▶ **WRITTEN PROBLEM**
Please reproduce the lines of the records below from the one holding "Reproduce this chart with Apache ECharts." through the one holding "const labelTexts = ['Landlords\n27%', 'Tenants", inclusive, skipping all pictures.

▶ **MATERIAL FOR THIS TASK**

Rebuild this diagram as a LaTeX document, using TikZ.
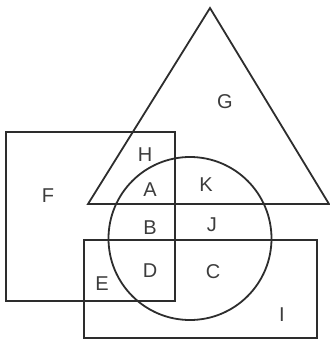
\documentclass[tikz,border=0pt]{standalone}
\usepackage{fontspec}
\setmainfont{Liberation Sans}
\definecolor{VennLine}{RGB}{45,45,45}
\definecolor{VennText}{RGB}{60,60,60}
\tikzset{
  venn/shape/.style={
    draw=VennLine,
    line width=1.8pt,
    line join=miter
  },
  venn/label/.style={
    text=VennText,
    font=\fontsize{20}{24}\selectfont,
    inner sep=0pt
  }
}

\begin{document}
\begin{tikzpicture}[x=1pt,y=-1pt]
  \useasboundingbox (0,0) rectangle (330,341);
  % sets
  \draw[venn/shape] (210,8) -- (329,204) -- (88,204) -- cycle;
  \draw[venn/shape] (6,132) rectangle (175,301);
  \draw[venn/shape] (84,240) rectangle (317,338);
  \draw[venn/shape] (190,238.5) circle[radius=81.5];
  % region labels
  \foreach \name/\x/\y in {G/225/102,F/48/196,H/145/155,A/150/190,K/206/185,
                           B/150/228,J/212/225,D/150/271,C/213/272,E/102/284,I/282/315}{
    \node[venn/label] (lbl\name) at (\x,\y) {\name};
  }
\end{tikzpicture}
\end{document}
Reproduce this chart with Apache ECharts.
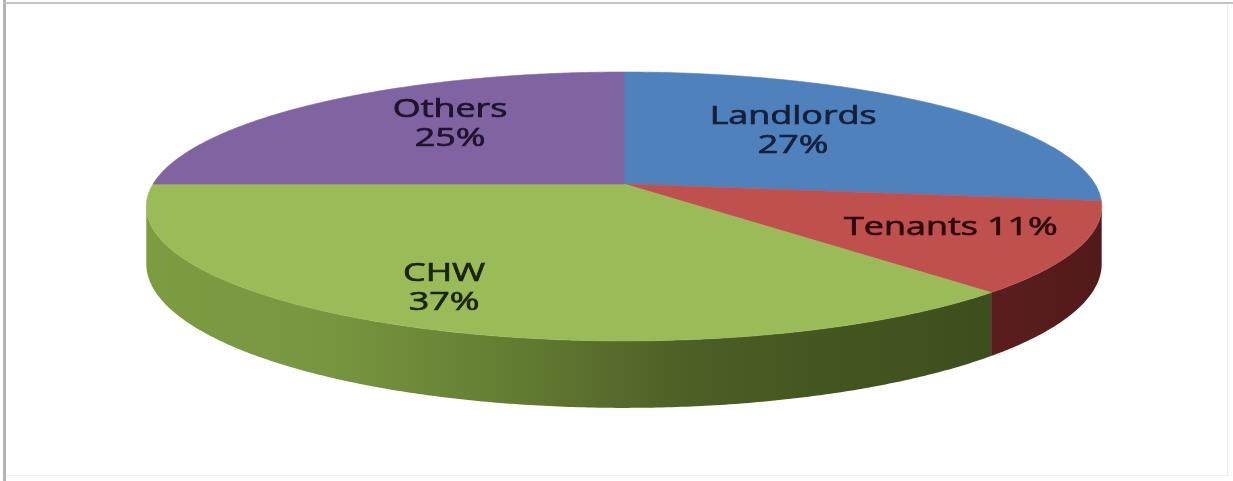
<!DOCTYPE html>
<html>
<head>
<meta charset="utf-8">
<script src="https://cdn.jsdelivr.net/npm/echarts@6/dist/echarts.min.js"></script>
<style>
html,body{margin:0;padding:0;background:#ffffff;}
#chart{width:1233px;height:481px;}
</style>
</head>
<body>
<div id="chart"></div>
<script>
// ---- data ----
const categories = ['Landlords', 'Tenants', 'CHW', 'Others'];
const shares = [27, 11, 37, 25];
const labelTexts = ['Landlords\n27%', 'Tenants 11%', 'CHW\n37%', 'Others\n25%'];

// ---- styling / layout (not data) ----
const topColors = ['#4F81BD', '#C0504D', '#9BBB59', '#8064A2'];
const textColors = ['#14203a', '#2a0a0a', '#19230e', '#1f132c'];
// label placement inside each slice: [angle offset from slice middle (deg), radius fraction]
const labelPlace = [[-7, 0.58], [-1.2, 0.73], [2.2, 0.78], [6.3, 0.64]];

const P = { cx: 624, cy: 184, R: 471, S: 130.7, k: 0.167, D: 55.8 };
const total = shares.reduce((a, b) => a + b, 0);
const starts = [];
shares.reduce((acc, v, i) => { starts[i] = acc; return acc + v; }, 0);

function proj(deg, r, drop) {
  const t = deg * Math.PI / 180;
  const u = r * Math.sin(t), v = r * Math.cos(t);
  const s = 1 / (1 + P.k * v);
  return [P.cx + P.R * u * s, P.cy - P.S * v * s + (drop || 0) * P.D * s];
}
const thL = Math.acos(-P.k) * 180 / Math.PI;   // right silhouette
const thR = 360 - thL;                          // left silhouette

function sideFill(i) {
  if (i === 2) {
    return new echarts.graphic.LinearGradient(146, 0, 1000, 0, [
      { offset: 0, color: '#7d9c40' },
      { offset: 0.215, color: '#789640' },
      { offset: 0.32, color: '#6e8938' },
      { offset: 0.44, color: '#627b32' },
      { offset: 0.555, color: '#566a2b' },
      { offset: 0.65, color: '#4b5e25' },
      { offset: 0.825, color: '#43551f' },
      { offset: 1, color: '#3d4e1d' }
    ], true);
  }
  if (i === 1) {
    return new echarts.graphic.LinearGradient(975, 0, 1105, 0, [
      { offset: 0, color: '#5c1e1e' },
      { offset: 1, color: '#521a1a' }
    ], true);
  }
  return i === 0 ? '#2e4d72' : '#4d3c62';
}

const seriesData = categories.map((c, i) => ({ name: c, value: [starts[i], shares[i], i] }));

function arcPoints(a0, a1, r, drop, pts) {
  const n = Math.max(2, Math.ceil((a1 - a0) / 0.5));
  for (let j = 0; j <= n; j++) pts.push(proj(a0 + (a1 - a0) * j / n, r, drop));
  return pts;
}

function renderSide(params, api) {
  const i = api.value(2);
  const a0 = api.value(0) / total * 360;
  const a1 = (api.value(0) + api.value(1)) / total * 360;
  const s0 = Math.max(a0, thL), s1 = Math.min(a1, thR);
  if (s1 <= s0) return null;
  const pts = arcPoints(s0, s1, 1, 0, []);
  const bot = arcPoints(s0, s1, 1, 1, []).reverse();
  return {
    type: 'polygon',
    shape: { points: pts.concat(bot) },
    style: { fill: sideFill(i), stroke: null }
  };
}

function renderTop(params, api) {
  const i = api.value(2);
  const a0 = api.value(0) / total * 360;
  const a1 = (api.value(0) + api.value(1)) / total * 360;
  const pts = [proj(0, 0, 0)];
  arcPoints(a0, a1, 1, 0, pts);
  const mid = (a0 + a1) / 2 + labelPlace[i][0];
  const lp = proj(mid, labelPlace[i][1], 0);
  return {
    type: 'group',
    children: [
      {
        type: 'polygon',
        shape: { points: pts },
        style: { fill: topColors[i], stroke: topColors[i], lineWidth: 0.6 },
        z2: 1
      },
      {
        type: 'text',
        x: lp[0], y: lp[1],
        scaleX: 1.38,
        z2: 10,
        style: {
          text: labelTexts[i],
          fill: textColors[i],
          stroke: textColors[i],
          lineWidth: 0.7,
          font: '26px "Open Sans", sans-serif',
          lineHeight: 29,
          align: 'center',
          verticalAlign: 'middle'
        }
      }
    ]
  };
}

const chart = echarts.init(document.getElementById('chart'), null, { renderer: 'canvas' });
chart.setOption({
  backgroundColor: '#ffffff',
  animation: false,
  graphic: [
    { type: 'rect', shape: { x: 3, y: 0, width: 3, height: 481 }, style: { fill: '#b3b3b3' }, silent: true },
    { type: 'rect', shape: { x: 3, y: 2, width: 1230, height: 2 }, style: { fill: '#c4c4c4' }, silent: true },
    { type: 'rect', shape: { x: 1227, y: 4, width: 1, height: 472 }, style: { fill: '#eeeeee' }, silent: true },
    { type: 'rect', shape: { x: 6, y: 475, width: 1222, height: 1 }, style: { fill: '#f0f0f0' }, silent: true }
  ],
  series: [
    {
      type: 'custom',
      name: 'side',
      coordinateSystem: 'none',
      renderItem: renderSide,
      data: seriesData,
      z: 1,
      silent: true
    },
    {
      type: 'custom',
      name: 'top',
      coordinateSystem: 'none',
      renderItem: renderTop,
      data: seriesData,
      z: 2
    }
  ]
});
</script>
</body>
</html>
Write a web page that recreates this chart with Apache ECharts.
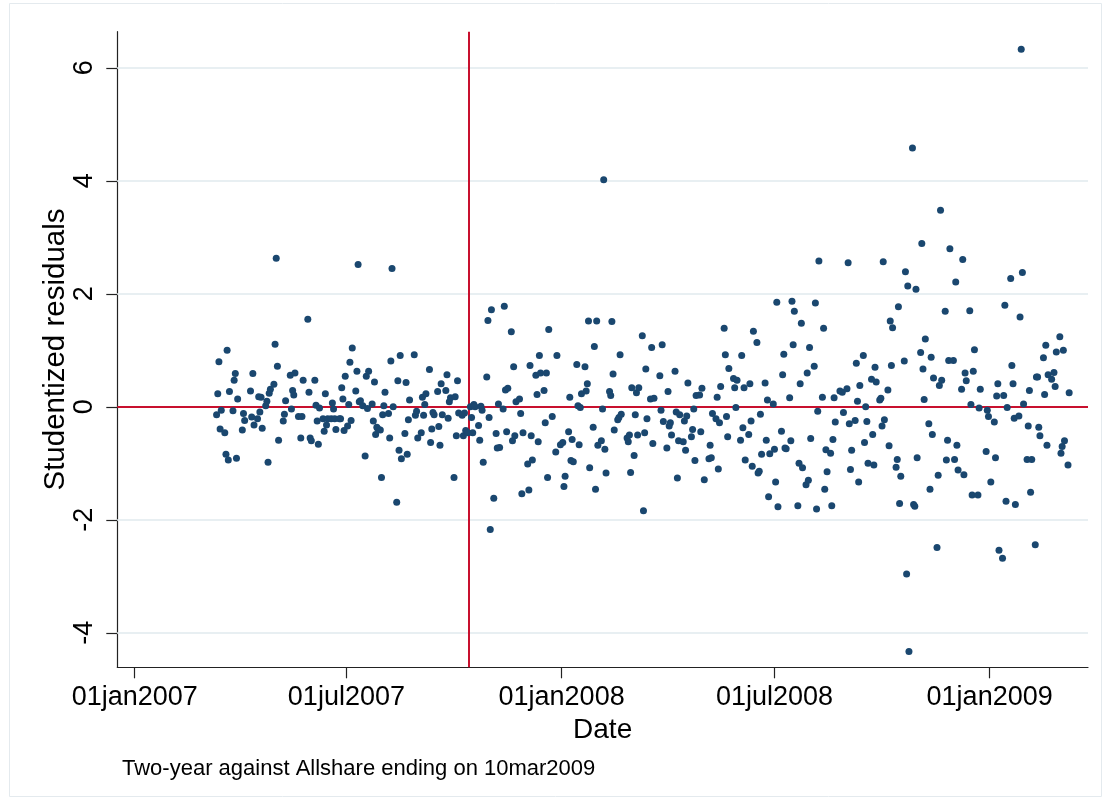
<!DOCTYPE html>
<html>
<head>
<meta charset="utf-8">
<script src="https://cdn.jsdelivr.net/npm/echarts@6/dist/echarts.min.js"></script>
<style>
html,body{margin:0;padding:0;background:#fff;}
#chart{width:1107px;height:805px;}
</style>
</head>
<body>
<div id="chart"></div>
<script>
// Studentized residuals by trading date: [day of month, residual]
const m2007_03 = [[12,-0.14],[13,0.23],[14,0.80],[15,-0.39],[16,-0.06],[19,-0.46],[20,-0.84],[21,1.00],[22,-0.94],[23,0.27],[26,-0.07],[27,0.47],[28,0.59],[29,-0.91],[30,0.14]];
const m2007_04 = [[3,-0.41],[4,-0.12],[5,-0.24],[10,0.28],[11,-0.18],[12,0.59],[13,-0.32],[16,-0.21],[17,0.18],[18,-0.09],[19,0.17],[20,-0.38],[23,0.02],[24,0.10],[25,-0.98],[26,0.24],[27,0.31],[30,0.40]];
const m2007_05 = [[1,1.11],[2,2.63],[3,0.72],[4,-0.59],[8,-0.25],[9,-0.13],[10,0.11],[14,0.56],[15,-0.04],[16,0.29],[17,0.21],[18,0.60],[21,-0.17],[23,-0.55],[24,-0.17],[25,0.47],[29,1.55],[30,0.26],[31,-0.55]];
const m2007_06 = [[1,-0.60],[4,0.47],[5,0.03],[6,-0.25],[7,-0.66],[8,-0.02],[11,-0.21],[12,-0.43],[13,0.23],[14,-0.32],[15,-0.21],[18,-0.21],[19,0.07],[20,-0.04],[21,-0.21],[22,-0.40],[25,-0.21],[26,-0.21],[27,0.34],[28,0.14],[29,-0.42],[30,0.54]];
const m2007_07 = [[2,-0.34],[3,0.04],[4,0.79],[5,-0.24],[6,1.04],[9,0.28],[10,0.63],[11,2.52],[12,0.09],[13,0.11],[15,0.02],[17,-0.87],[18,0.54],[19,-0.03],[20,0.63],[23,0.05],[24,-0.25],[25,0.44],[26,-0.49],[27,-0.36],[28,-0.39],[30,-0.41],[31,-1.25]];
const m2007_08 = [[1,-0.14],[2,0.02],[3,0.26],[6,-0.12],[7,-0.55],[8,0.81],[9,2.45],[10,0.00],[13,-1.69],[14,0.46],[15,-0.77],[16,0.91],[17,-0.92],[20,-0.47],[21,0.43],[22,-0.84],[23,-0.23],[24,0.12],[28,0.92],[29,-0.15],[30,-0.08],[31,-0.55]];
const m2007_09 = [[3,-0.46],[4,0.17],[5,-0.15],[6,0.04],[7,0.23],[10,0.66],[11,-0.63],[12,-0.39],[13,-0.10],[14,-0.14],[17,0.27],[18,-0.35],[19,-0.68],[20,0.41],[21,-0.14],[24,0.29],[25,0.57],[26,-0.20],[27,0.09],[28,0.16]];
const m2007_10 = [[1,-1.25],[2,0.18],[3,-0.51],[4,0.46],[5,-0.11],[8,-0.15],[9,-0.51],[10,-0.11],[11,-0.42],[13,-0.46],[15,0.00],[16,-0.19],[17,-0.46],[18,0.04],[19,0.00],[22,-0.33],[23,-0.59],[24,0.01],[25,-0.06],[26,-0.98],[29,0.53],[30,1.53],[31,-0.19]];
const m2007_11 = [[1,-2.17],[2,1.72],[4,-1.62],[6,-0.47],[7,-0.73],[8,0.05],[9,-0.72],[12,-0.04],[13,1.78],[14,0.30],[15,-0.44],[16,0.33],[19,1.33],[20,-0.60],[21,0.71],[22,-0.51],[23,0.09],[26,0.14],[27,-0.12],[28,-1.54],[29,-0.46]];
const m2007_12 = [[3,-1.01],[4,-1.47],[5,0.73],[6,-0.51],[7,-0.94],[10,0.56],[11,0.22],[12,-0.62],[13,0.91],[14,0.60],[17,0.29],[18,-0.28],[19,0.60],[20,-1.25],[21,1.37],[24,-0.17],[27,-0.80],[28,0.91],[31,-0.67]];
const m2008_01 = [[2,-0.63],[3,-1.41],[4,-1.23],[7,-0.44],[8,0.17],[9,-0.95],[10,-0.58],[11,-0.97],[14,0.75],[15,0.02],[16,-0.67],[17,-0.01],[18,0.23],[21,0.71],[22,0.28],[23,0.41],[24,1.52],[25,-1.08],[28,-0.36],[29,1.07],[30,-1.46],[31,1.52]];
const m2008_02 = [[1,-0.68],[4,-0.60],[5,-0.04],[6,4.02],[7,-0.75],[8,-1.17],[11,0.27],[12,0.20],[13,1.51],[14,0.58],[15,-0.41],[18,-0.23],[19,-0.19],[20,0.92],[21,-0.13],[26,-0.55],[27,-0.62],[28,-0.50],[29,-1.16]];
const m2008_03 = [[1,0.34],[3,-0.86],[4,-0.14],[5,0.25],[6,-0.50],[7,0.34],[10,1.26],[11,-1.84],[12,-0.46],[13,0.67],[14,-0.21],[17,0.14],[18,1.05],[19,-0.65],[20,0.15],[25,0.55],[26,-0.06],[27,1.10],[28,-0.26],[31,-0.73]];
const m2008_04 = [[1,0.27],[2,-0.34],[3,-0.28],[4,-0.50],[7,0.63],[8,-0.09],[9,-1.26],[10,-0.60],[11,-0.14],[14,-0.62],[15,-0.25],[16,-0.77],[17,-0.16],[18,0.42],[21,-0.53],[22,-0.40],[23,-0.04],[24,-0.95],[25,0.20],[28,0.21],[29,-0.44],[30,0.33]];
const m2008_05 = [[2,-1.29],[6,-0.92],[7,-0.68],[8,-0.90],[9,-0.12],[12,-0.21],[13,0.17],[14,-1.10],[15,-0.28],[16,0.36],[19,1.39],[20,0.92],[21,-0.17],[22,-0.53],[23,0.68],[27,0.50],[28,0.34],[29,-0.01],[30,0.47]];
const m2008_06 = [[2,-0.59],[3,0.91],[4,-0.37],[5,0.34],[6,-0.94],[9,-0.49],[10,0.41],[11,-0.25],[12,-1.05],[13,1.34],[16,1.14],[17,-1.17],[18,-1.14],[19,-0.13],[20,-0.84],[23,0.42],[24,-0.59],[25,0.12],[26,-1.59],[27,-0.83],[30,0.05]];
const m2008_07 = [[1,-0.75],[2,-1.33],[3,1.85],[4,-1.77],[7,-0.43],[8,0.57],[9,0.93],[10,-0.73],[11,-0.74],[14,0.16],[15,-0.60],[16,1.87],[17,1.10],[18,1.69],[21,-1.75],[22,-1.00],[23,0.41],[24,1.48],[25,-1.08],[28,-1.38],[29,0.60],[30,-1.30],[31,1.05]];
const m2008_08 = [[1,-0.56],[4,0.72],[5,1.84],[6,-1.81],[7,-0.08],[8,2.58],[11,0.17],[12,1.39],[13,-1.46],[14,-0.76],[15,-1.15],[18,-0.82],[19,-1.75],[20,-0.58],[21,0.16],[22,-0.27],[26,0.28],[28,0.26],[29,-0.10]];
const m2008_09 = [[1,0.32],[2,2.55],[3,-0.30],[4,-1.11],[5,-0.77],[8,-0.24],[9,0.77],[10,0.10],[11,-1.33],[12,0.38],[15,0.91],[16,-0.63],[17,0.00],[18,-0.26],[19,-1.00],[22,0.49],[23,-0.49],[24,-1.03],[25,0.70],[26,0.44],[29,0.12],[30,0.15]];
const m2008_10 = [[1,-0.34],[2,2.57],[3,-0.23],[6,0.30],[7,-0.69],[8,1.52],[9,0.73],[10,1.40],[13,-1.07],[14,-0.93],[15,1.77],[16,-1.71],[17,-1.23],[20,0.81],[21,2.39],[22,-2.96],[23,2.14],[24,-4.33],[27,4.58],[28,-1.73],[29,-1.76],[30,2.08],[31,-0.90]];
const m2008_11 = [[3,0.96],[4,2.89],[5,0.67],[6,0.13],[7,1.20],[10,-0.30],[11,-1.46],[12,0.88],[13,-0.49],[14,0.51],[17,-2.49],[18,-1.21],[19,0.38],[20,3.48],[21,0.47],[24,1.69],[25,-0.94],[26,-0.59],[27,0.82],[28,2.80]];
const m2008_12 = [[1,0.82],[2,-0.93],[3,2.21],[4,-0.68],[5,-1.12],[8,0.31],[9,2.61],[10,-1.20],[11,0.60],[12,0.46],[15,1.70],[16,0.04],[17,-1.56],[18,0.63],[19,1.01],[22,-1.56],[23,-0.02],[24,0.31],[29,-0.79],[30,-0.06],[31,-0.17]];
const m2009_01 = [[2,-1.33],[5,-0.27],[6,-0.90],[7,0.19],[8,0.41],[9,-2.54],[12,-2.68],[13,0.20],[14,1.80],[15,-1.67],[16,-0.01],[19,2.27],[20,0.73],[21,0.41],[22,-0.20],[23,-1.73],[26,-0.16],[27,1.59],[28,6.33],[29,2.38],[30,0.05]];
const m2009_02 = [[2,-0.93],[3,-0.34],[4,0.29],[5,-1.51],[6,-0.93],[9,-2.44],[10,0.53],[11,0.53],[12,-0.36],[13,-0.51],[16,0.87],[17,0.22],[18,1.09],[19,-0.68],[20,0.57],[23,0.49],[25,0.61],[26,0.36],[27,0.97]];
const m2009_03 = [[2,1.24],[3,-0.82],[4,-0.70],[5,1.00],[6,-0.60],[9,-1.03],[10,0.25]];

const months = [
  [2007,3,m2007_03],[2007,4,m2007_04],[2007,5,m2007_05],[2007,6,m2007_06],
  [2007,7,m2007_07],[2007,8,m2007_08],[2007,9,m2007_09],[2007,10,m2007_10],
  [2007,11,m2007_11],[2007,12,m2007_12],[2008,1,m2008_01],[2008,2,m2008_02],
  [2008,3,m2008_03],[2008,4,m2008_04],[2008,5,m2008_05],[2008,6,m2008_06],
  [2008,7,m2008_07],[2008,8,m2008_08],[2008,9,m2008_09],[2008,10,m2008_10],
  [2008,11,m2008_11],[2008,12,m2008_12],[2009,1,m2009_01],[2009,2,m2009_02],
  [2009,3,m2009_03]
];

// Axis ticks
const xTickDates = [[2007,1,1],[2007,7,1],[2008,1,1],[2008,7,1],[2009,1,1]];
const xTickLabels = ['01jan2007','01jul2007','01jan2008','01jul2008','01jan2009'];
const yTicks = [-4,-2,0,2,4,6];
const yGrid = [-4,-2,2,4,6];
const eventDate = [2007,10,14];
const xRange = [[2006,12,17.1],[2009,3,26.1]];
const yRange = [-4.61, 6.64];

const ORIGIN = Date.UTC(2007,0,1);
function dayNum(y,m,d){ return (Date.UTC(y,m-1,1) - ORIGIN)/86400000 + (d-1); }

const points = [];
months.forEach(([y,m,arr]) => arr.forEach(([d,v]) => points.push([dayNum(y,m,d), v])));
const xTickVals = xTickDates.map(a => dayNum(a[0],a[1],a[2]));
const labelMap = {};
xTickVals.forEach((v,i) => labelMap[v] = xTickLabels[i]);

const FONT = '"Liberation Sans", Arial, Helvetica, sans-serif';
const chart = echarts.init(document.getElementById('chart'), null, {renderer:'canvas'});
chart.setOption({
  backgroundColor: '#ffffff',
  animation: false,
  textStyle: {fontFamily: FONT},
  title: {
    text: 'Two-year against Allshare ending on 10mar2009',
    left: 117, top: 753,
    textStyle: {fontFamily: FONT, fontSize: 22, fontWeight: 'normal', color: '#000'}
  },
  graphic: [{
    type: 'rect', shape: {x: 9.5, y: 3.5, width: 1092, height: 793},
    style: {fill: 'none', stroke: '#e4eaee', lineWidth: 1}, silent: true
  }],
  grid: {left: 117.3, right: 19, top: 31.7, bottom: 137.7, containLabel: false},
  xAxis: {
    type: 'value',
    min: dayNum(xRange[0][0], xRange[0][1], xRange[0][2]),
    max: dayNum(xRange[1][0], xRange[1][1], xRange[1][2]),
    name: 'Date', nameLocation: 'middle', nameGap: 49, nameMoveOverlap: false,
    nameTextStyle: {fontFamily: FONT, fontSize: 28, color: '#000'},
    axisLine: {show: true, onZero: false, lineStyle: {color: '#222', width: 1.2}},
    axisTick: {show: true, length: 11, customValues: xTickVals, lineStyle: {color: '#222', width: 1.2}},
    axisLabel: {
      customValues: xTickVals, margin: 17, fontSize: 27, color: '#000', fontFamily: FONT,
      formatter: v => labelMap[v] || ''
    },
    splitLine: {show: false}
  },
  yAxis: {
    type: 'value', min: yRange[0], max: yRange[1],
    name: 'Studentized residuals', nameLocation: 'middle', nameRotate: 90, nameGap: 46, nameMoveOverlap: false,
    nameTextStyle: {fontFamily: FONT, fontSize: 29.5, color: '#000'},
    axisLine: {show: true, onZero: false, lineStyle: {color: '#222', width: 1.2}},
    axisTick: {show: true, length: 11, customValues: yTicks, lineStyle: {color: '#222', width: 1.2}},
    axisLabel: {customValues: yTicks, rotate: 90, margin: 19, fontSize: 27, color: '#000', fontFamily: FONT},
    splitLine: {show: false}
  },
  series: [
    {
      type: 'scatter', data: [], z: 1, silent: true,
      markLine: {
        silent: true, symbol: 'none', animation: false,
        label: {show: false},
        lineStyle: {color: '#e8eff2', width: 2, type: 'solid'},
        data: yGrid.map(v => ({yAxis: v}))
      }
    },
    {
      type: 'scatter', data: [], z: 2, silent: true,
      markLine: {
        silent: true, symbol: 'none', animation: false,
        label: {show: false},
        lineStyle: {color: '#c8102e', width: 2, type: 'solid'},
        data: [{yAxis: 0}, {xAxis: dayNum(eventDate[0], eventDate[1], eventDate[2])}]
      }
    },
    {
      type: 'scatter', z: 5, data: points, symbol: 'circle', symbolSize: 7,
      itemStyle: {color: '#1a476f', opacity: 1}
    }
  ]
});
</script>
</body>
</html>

▶ **THE REPLY**
Reproduce this chart with Apache ECharts.
<!DOCTYPE html>
<html>
<head>
<meta charset="utf-8">
<script src="https://cdn.jsdelivr.net/npm/echarts@6/dist/echarts.min.js"></script>
<style>
html,body{margin:0;padding:0;background:#ffffff;}
#chart{width:1233px;height:481px;}
</style>
</head>
<body>
<div id="chart"></div>
<script>
// ---- data ----
const categories = ['Landlords', 'Tenants', 'CHW', 'Others'];
const shares = [27, 11, 37, 25];
const labelTexts = ['Landlords\n27%', 'Tenants 11%', 'CHW\n37%', 'Others\n25%'];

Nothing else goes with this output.